Introduction
p. 289-290
Texte intégral
1S’ouvrant résolument à des approches pluridisciplinaires, ces « regards croisés sur les mots de guerre » saisissent les mémoires des guerres par les angles originaux et renouvelés de l’anthropologie et de la littérature.
2Cette dernière partie donne la parole à d’autres témoins que les victimes, par le biais des correspondances des occupants prussiens et bavarois de l’Orléanais. Ils sont donnés à entendre à travers leurs écrits du for privé, donc perçus de l’intérieur, en tant qu’individus de chair, de sang et de sentiments, très différents des hordes de barbares cruels caricaturées par les représentations françaises jusqu’à la Grande Guerre. Dernier verrou sur la Loire avant la prise de Paris, Orléans revêt une importance toute particulière, non seulement comme enjeu stratégique, mais surtout comme symbole, en tant que ville de Jeanne d’Arc, héroïne nationale et incarnation du patriotisme et du devoir, bien connue des Allemands grâce à Schiller. Si Orléans n’était plus digne d’un miracle, c’est que décidément la France ne le méritait plus.

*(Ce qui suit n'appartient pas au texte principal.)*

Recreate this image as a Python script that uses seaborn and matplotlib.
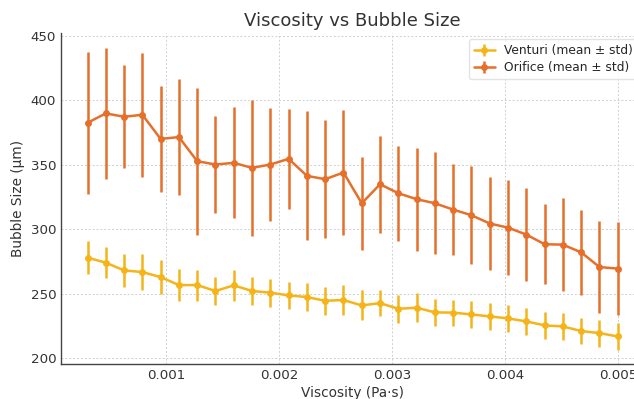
import numpy as np
import pandas as pd
import matplotlib
matplotlib.use("Agg")
import matplotlib.pyplot as plt
import seaborn as sns
from matplotlib.container import ErrorbarContainer

viscosity = np.linspace(0.0003, 0.005, 30)

venturi_mean = [277.9, 274.0, 268.0, 266.7, 262.8, 256.6, 256.6, 252.0, 256.4, 252.0,
                250.7, 248.6, 247.3, 244.4, 245.0, 240.8, 242.6, 238.2, 239.0, 235.4,
                235.2, 233.8, 232.3, 230.7, 228.4, 225.3, 224.5, 220.9, 219.3, 216.7]
venturi_std = [12.6, 12.0, 12.7, 14.0, 13.0, 12.4, 12.0, 10.7, 12.0, 11.0,
               10.8, 10.4, 11.0, 11.0, 11.7, 11.7, 10.0, 11.0, 11.3, 10.3,
               10.0, 10.4, 10.3, 10.7, 10.3, 10.4, 10.3, 10.4, 10.4, 10.2]

orifice_mean = [382.6, 389.9, 387.3, 388.8, 370.1, 371.5, 352.8, 350.2, 351.5, 347.6,
                350.2, 354.6, 341.4, 338.8, 344.0, 320.1, 334.9, 327.9, 323.3, 320.1,
                315.2, 310.8, 304.4, 301.2, 295.8, 288.3, 288.0, 282.0, 270.6, 269.4]
orifice_std = [55.0, 50.8, 40.0, 48.0, 41.0, 45.0, 57.0, 38.0, 43.0, 53.0,
               44.0, 39.0, 50.0, 46.0, 48.6, 36.0, 37.6, 37.0, 40.0, 39.5,
               35.5, 38.0, 36.0, 37.0, 36.0, 31.0, 36.0, 33.0, 36.0, 36.0]

labels = ["Venturi (mean ± std)", "Orifice (mean ± std)"]
colors = ["#F4B41A", "#E5702B"]

df = pd.DataFrame({
    "Viscosity": np.concatenate([viscosity, viscosity]),
    "Size": venturi_mean + orifice_mean,
    "Std": venturi_std + orifice_std,
    "Series": [labels[0]] * 30 + [labels[1]] * 30,
})

sns.set_style("white")
plt.rcParams['font.family'] = ['DejaVu Sans']

fig = plt.figure(figsize=(6.34, 3.99), dpi=100)
ax = fig.add_axes([0.0962, 0.087, 0.920, 0.8296])

handles = []
for lab, col in zip(labels, colors):
    sub = df[df["Series"] == lab]
    eb = ax.errorbar(sub["Viscosity"], sub["Size"], yerr=sub["Std"], fmt="none",
                     ecolor=col, elinewidth=1.8, capsize=0, zorder=2)
    sns.lineplot(x=sub["Viscosity"].values, y=sub["Size"].values, ax=ax, color=col,
                 marker="o", markersize=5, markeredgewidth=0, linewidth=1.8,
                 legend=False, zorder=3)
    line = ax.lines[-1]
    handles.append(ErrorbarContainer((line, (), eb.lines[2]), has_xerr=False,
                                     has_yerr=True, label=lab))

ax.set_xlim(0.000065, 0.005235)
ax.set_ylim(195.1, 452.1)
ax.set_xticks([0.001, 0.002, 0.003, 0.004, 0.005])
ax.set_xticklabels(["0.001", "0.002", "0.003", "0.004", "0.005"])
ax.set_yticks([200, 250, 300, 350, 400, 450])

ax.grid(True, color="#cfcfcf", linestyle=(0, (2, 2)), linewidth=0.7)
ax.set_axisbelow(True)
for s in ["top", "right"]:
    ax.spines[s].set_visible(False)
for s in ["left", "bottom"]:
    ax.spines[s].set_color("#444444")
    ax.spines[s].set_linewidth(1.0)
ax.tick_params(direction="in", length=3.5, width=0.8, colors="#444444",
               labelcolor="#333333", labelsize=9.6)

ax.set_xlabel("Viscosity (Pa·s)", fontsize=9.8, color="#333333", labelpad=3)
ax.set_ylabel("Bubble Size (µm)", fontsize=9.8, color="#333333", labelpad=4)
ax.set_title("Viscosity vs Bubble Size", fontsize=13, color="#333333", pad=5)

leg = ax.legend(handles=handles, loc="upper right", fontsize=8.8, frameon=True,
                handlelength=1.7, labelspacing=0.3, borderaxespad=0.5)
leg.get_frame().set_edgecolor("#dddddd")

fig.savefig("out.png", dpi=100)
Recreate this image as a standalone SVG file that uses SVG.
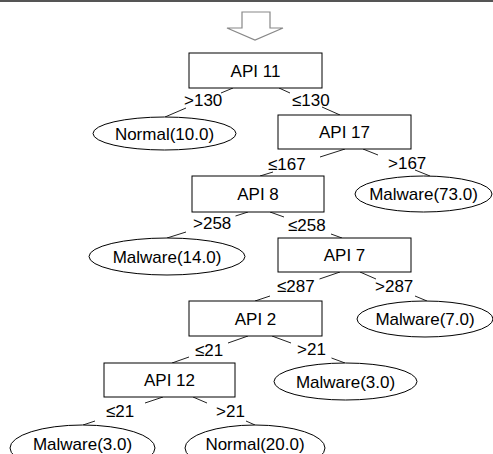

3Les mémoires allemandes de l’occupation d’Orléans conjuguent le souci d’apparaître comme des occupants modèles et celui de justifier leur fermeté par le délabrement moral du peuple français. Armée du peuple formée de bons pères de famille, aimant les enfants et les fêtes de Noël, les soldats et officiers allemands s’étonnent de la faible instruction de leurs ennemis, mais découvrent, de Loigny à Orléans, leur ténacité et leur sens du sacrifice. Animés par la cause, à leurs yeux juste, de l’unité d’une nation naissante derrière Germania, les Allemands renvoient aux Français l’accusation de barbarie, stigmatisant le recours aux « hordes sauvages d’Afrique », des tirailleurs algériens aux Turcos.
4Le regard littéraire saisit sur le champ les mots de guerre et fournit un éclairage singulier sur un enfant « d’Orléans qui êtes au pays de Loire », Charles Péguy, intellectuel au cœur des polémiques d’avant 1914 sur les rapports entre socialisme et patriotisme. La mort du poète-soldat est immédiatement mise en mots par le discours nécrologique. Et l’hommage à Péguy tombé au champ d’honneur neutralise la dimension polémique de son itinéraire et de son œuvre.
5À partir des coupures de presse qui annoncent sa disparition le 17 septembre 1914, jusqu’au premier anniversaire de sa mort commémoré le 5 septembre 1915 à Villeroy et dans sa ville natale d’Orléans, la mémoire immédiate de la mort de Péguy est analysée dans son cadre théorique, celui de l’éloge funèbre, et au prisme des enjeux du moment de cette première année de la Grande Guerre. Cette mémoire est déterminée d’emblée par la chronique nécrologique d’un autre grand poète national emblématique, Maurice Barrès, dans l’Écho de Paris. Alors que l’armée française est victorieuse sur la Marne, Barrès trouve en Péguy le héros dont la France de l’Union Sacrée a besoin. Largement repris, le double geste d’héroïsation et de neutralisation de Péguy auquel se livre Barrès imprègne tous les hommages. Mais dès septembre 1915, le discours d’Union Sacrée du notable radical orléanais Fernand Rabier devant la maison natale de l’écrivain ne mobilise plus. En revanche, l’enrégimentement de l’œuvre de Péguy se reproduit à l’heure de la montée des périls, puis sous le régime de Vichy.